Zen and the Art of Not Falling Asleep While Reading about Motorcycles

I’m halfway through five different motorcycle memoirs right now: two by men, two by women, and one by a philosopher. I can’t seem to finish any of them. They’re scattered about my room, rather like the tools and parts you see strewn around a Harley. My writing-teacher friend Wendy says I’m going about market research for my own motorcycle memoir the wrong way. “You don’t actually read the whole thing!” she tsks to me. But I’m compelled to get to the end, like any book I read, though these motorcycle books don’t at all grab me and suck me in like a jeans hem caught in a bike chain.

Monocoque (external props, not internal support)

I expressed my dissatisfaction with Charley Boorman’s Race to Dakar by blowing a strawberry in bed one night and turning off the reading light, then explaining to the Man I Married, “I just read two pages about the modifications to a BMW X5, which isn’t even a motorcycle. Who would want to read that boring tripe?”

MIM’s voice floated up out of the darkness, “Someone like Alan might cream his jeans reading those two pages. It’s all about audience.”

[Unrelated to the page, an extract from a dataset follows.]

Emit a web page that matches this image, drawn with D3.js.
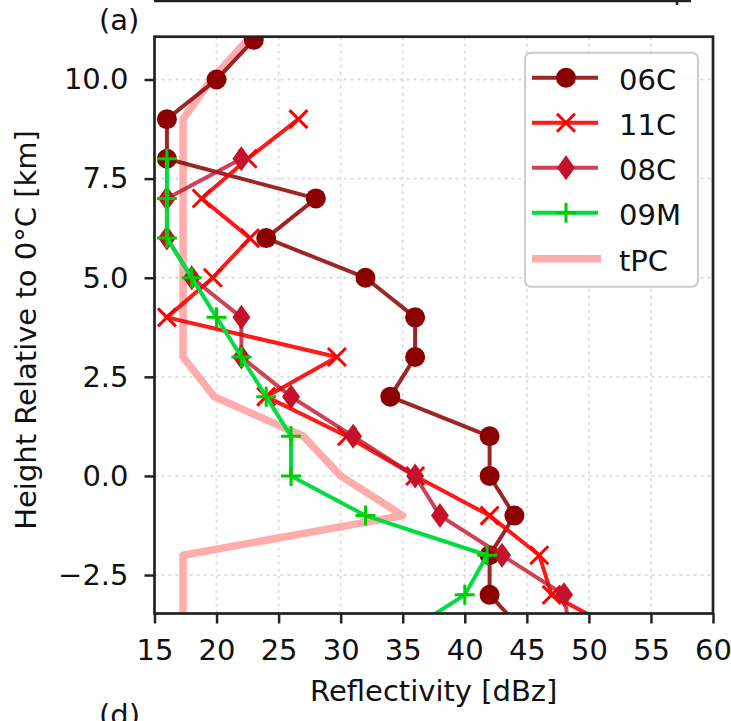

Too true about knowing your reader. But cream his jeans? So the male brain contains a switch in which he thinks he’s in a garage with his buddies and a can of Bud just by the mere mention of re-outfitting something with an engine. I wonder what I could hypnotize him into blurting out with juicy enchantments like the slow enunciation of double clutch or carburetor flush? Once this “classic” car is parked for the night, it usually stays put in the garage, but I might trick his reptilian brain into hot-wiring the ignition and getting some sparks flying by murmuring, “Cowl and chassis conversion.”

I'd rather ride with her

The fact of the matter is that there are very few motorcycle memoirs by women. Search “motorcycle women” on the internet and find mostly women sporting a silicone rack and not much else. Search “motorcycle women” on Amazon and find books like Wicked Women: Black Widows, Child Killers, And Other Women In Crime. Well, at least that would be way more interesting than reading about the monocoque construction of an X5. I know quite enough about monococks, thanks much.